What honest pre-revenue confidence looks like

Honest pre-revenue confidence is specific and conditional. It sounds like: “We have spoken to thirty potential customers, including fifteen cold contacts with no prior relationship. Of those, eight expressed strong interest and two have pre-paid for early access. The four strongest objections we heard were X, Y, and Z, and we have specific evidence that addresses the first two but not the third.” This framing conveys genuine confidence based on real evidence while honestly acknowledging where the evidence is thin.

Dishonest pre-revenue confidence — the kind that is common in pitch decks and investor updates — is general and unconditional. It sounds like: “Every customer we talk to tells us this is a massive problem.” This statement is frequently true as stated and misleading in the context it implies, because “every customer we talk to” is a selected sample, and “tells us this is a massive problem” is a response to a pitch delivered by a founder who has a strong prior commitment to the thesis being validated.

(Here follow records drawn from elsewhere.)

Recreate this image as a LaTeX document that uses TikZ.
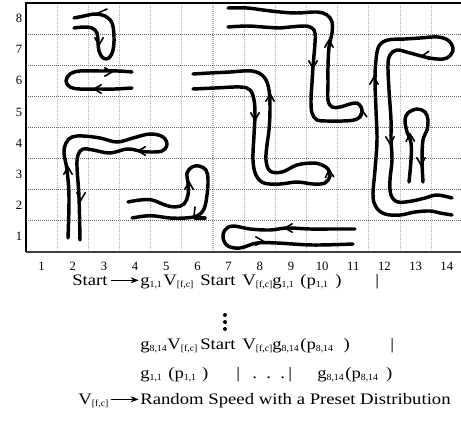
\documentclass[tikz,border=0pt]{standalone}
\usepackage{fontspec}
\setmainfont{Liberation Serif}
\newfontfamily\widefont[FakeStretch=1.17]{Liberation Serif}
\newfontfamily\subfont[FakeStretch=1.05]{Liberation Serif}
\usetikzlibrary{arrows.meta}
\newcommand\sbs[1]{\raisebox{-2.2pt}{\subfont\fontsize{7}{7}\selectfont #1}}
\newcommand\chev[3]{\draw[chevsty] (#1,#2) ++({#3+150}:6.3pt) -- (#1,#2) -- ++({#3-150}:6.3pt);}
\begin{document}
\begin{tikzpicture}[x=0.75pt,y=-0.75pt,
  curve/.style={line width=2.6pt,line cap=round,line join=round},
  chevsty/.style={line width=1.2pt,line cap=round,line join=miter},
  hgrid/.style={gray!80!black,line width=0.8pt,dash pattern=on 0.75pt off 0.75pt},
  vgrid/.style={gray!60,line width=0.8pt,dash pattern=on 0.75pt off 0.75pt},
  axlab/.style={font=\fontsize{9.5}{10}\selectfont,inner sep=0pt},
  txt/.style={font=\widefont\fontsize{12}{14}\selectfont,inner sep=0pt,anchor=base west},
  textarrow/.style={line width=0.7pt,-{Stealth[length=6pt,width=4.5pt]}}]
\useasboundingbox (0,0) rectangle (461,436);
\fill[white] (0,0) rectangle (461,436);
% grid
\foreach \k in {1,...,13} \draw[vgrid] ({26+\k*31.17},3) -- ({26+\k*31.17},252);
\foreach \k in {1,...,7} \draw[hgrid] (26,{252-\k*31.13}) -- (462,{252-\k*31.13});
% frame
\draw[line width=1.1pt] (462,3) -- (26,3) -- (26,252);
\draw[line width=1.5pt,black!75] (25.5,252) -- (462,252);
% axis labels
\foreach \r in {1,...,8} \node[axlab] (row\r) at (19,{252-(\r-0.5)*31.13}) {\r};
\foreach \c in {1,...,14} \node[axlab] (col\c) at ({26+(\c-0.5)*31.17},266) {\c};
% curve 1: top-left hook
\draw[curve] plot[smooth,tension=0.6] coordinates {(74,28) (84,27) (92,28) (97,33) (98,42) (99,51) (103,58) (109,58) (113,50) (114,37) (112,23) (105,16) (95,14) (84,16) (74,18)};
\draw[chevsty] (96,14) -- (107,9);
\chev{99}{45}{270}
% curve 2: row 6 loop
\draw[curve] plot[smooth,tension=0.6] coordinates {(132,72) (118,71) (100,71) (80,71) (70,74) (66,81) (70,87) (80,89) (100,89) (115,89) (132,88)};
\chev{112}{72}{0}
\chev{94}{89}{180}
% curve 3: middle shape
\draw[curve] plot[smooth,tension=0.6] coordinates {(193,89) (215,88) (240,87) (250,90) (254,100) (255,115) (254,135) (253,160) (256,175) (264,183) (280,184) (297,182) (313,184) (325,183) (330,176) (328,169) (322,165) (313,163) (297,165) (282,172) (270,171) (266,160) (267,145) (269,130) (270,110) (269,90) (264,77) (252,71) (230,72) (210,73) (193,74)};
\chev{255}{120}{270}
\chev{270}{94}{90}
\chev{329}{170}{95}
% curve 4: top big shape
\draw[curve] plot[smooth,tension=0.6] coordinates {(228,8) (247,8) (263,10) (280,12) (297,13) (317,12) (327,15) (332,22) (332,33) (329,47) (328,67) (328,83) (328,100) (332,107) (340,107) (350,104) (357,103) (361,107) (362,112) (360,117) (354,120) (343,121) (327,121) (317,120) (312,113) (311,100) (312,83) (313,67) (315,43) (315,33) (312,28) (305,26) (290,27) (280,28) (263,27) (247,26) (228,27)};
\chev{313}{68}{270}
\chev{329}{40}{90}
\chev{362}{110}{95}
% curve 5: right big shape
\draw[curve] plot[smooth,tension=0.6] coordinates {(452,215) (440,213) (430,211) (415,212) (400,215) (385,214) (376,207) (373,195) (375,170) (377,140) (376,110) (375,80) (376,60) (379,46) (388,40) (405,39) (420,38) (438,37) (449,41) (453,50) (447,58) (437,59) (425,57) (410,53) (397,50) (390,55) (388,65) (389,90) (391,120) (391,140) (392,160) (390,180) (391,195) (398,202) (412,201) (425,198) (437,195) (452,198)};
\chev{374}{77}{90}
\chev{390}{144}{270}
\chev{422}{56}{185}
% curve 6: small loop
\draw[curve] plot[smooth,tension=0.6] coordinates {(409,182) (411,160) (411,143) (407,132) (405,120) (408,113) (417,109) (425,112) (428,120) (427,130) (423,140) (422,160) (423,182)};
\chev{410}{134}{92}
\chev{421}{165}{270}
% curve 7: lower-left L
\draw[curve] plot[smooth,tension=0.6] coordinates {(68,238) (69,197) (67,170) (64,153) (66,143) (72,137) (83,136) (100,138) (117,142) (133,138) (150,134) (163,137) (167,145) (162,151) (150,152) (140,151) (127,149) (110,153) (93,150) (83,149) (78,155) (77,167) (79,197) (80,240)};
\chev{68}{167}{90}
\chev{81}{200}{270}
\chev{138}{151}{180}
% curve 8: lower-middle
\draw[curve] plot[smooth,tension=0.6] coordinates {(128,202) (140,200) (152,200) (165,205) (175,207) (184,204) (188,195) (188,183) (187,173) (192,167) (199,166) (206,170) (208,180) (207,195) (204,209) (197,216) (185,218) (170,218) (155,216) (145,216) (132,218)};
\draw[curve] (195,218) -- (205,218);
\chev{189}{182}{90}
\draw[chevsty] (195,207) -- (194,216);
% curve 9: row-1 loop
\draw[curve] plot[smooth,tension=0.6] coordinates {(355,229) (330,229) (310,229) (287,228) (270,230) (250,229) (233,226) (225,230) (223,238) (228,246) (240,248) (257,243) (277,243) (313,245) (353,244)};
\chev{285}{228}{180}
\chev{263}{241}{0}
% text
\node[txt] (s1) at (72,285) {Start};
\node[txt] (g1) at (140,285) {g\sbs{1,1}};
\node[txt] (v1) at (163,285) {V\sbs{[f,c]}};
\node[txt] (s2) at (200,285) {Start};
\node[txt] (v2) at (242,285) {V\sbs{[f,c]}};
\node[txt] (g2) at (272,285) {g\sbs{1,1}};
\node[txt] (p1) at (300,285) {(p\sbs{1,1}\hspace{5.5pt})};
\node[txt] (b1) at (375,285) {|};
\draw[textarrow] ([xshift=2pt,yshift=3.5pt]s1.base east) -- ([xshift=-1pt,yshift=3.5pt]g1.base west);
\fill (225,315) circle (1.5pt) (225,322) circle (1.5pt) (225,329) circle (1.5pt);
\node[txt] (g3) at (140,349) {g\sbs{8,14}};
\node[txt] (v3) at (167,349) {V\sbs{[f,c]}};
\node[txt] (s3) at (200,349) {Start};
\node[txt] (v4) at (242,349) {V\sbs{[f,c]}};
\node[txt] (g4) at (272,349) {g\sbs{8,14}};
\node[txt] (p3) at (300,349) {(p\sbs{8,14}\hspace{8pt})};
\node[txt] (b3) at (390,349) {|};
\node[txt] (g5) at (140,378) {g\sbs{1,1}};
\node[txt] (p5) at (168,378) {(p\sbs{1,1}\hspace{4.5pt})};
\node[txt] (b5) at (236,378) {|};
\node[txt] (d5) at (252,378) {.\ \ .\ \ .};
\node[txt] (b6) at (288,378) {|};
\node[txt] (g6) at (317,378) {g\sbs{8,14}};
\node[txt] (p6) at (345,378) {(p\sbs{8,14}\hspace{6pt})};
\node[txt] (v7) at (78,404) {V\sbs{[f,c]}};
\node[txt] (r7) at (140,404) {Random Speed with a Preset Distribution};
\draw[textarrow] ([xshift=2pt,yshift=3.5pt]v7.base east) -- ([xshift=-1pt,yshift=3.5pt]r7.base west);
\end{tikzpicture}
\end{document}
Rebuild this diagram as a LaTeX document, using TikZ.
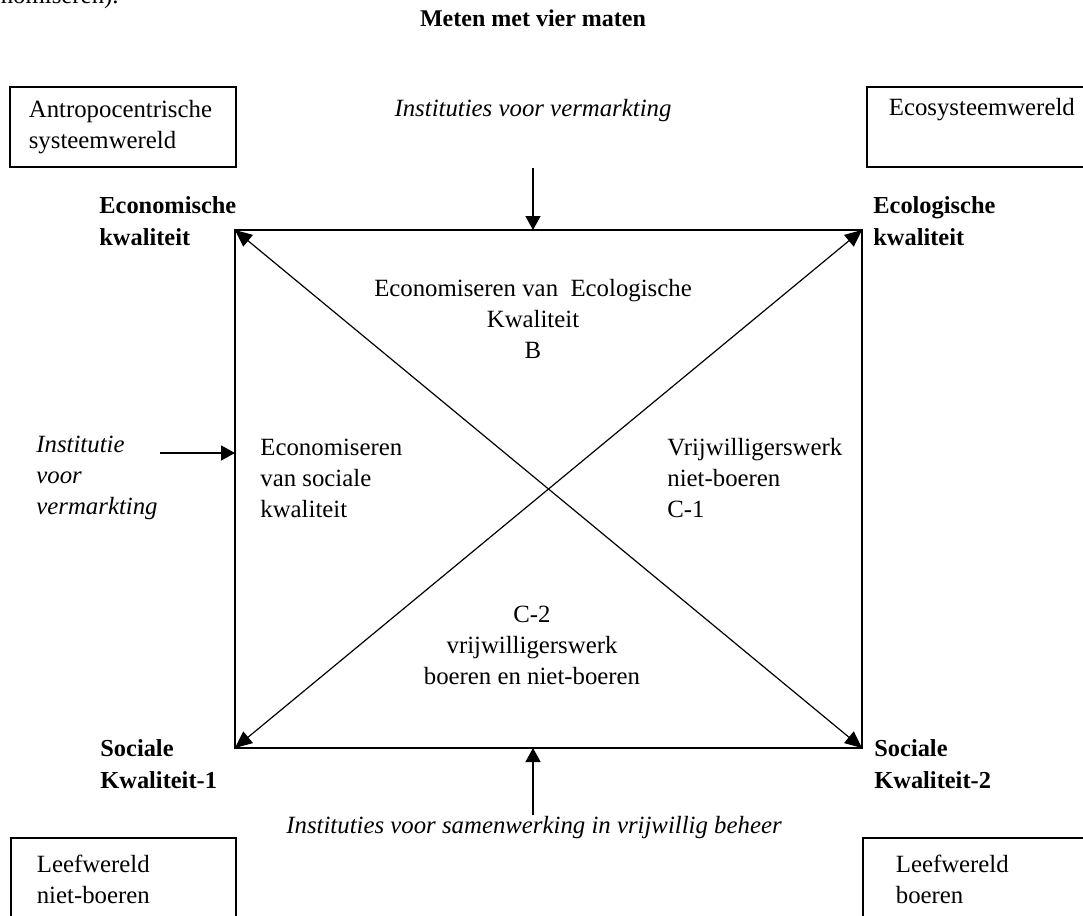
\documentclass[tikz,border=0pt]{standalone}
\usepackage{fontspec}
\setmainfont{Liberation Serif}
\usetikzlibrary{arrows.meta}
\begin{document}
\begin{tikzpicture}[x=0.5pt,y=-0.5pt,
  txt/.style={inner sep=0pt, font=\fontsize{12.4}{15.5}\selectfont, align=left},
  ctxt/.style={txt, align=center},
  itxt/.style={txt, font=\fontsize{12.4}{15.5}\selectfont\itshape},
  btxt/.style={txt, font=\fontsize{12.2}{16}\selectfont\bfseries},
  wbox/.style={draw, line width=0.85pt, font=\fontsize{12.4}{15.5}\selectfont, align=left, inner ysep=0pt, anchor=north west},
  frame/.style={line width=1pt},
  diag/.style={line width=0.6pt, {Triangle[length=8.5pt,width=7.5pt]}-{Triangle[length=8.5pt,width=7.5pt]}},
  inarrow/.style={line width=0.7pt, -{Triangle[length=7pt,width=7.5pt]}}
]
\clip (0,0) rectangle (1083,916);
\fill[white] (0,0) rectangle (1083,916);

% clipped fragment of the preceding text
\node[txt, anchor=base east] (frag) at (119,3) {economiseren).};

% title
\node[txt, font=\fontsize{12}{15}\selectfont\bfseries, anchor=base] (title) at (533,26) {Meten met vier maten};

% corner boxes
\node[wbox, minimum width=113pt, minimum height=40pt, text width=94pt, inner xsep=9.5pt] (antro) at (9,86) {Antropocentrische\\systeemwereld};
\node[wbox, minimum width=115pt, minimum height=40pt, text width=93pt, inner xsep=11pt] (eco) at (866,86) {Ecosysteemwereld\\\strut};
\node[wbox, minimum width=112.5pt, minimum height=42pt, text width=86.5pt, inner xsep=13pt] (lwnb) at (10,837) {Leefwereld\\niet-boeren};
\node[wbox, minimum width=120pt, minimum height=42pt, text width=87pt, inner xsep=16.5pt] (lwb) at (862,837) {Leefwereld\\boeren};

% square corners
\coordinate (EK) at (235,230);
\coordinate (EL) at (862,230);
\coordinate (S1) at (235,748);
\coordinate (S2) at (862,748);
\coordinate (topin) at (533,230);
\coordinate (leftin) at (235,453);
\coordinate (botin) at (533,748);
\coordinate (topsrc) at (533,168);
\coordinate (leftsrc) at (160,453);
\coordinate (botsrc) at (533,815);

\draw[frame] (EK) -- (EL) -- (S2) -- (S1) -- cycle;
\draw[diag] (EK) -- (S2);
\draw[diag] (EL) -- (S1);

\draw[inarrow] (topsrc) -- (topin);
\draw[inarrow] (leftsrc) -- (leftin);
\draw[inarrow] (botsrc) -- (botin);

% corner labels
\node[btxt, anchor=west] (ekl) at (99,221) {Economische\\kwaliteit};
\node[btxt, anchor=west] (ell) at (873,221) {Ecologische\\kwaliteit};
\node[btxt, anchor=west] (s1l) at (100,764) {Sociale\\Kwaliteit-1};
\node[btxt, anchor=west] (s2l) at (874,764) {Sociale\\Kwaliteit-2};

% institution labels
\node[itxt] (instTop) at (533,111) {Instituties voor vermarkting};
\node[itxt, anchor=west] (instLeft) at (36,478) {Institutie\\voor\\vermarkting};
\node[itxt] (instBot) at (534,828) {Instituties voor samenwerking in vrijwillig beheer};

% quadrant labels
\node[ctxt] (qB) at (533,319) {Economiseren van\ \ Ecologische\\Kwaliteit\\B};
\node[txt, anchor=west] (qA) at (260,478) {Economiseren\\van sociale\\kwaliteit};
\node[txt, anchor=west] (qC1) at (667,478) {Vrijwilligerswerk\\niet-boeren\\C-1};
\node[ctxt] (qC2) at (532,645) {C-2\\vrijwilligerswerk\\boeren en niet-boeren};
\end{tikzpicture}
\end{document}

The founders who build the most durable companies from pre-revenue stages are not the most confident ones. They are the ones who know specifically what they know, specifically what they do not know, and specifically what evidence would change each conclusion. That specificity is harder to communicate than conviction, and it is less rewarded by the early-stage funding environment. It is also more likely to produce a company that survives contact with the cold market — the market that was not in the room for the warm interview, and that will make the real purchasing decision without the social incentive to be encouraging.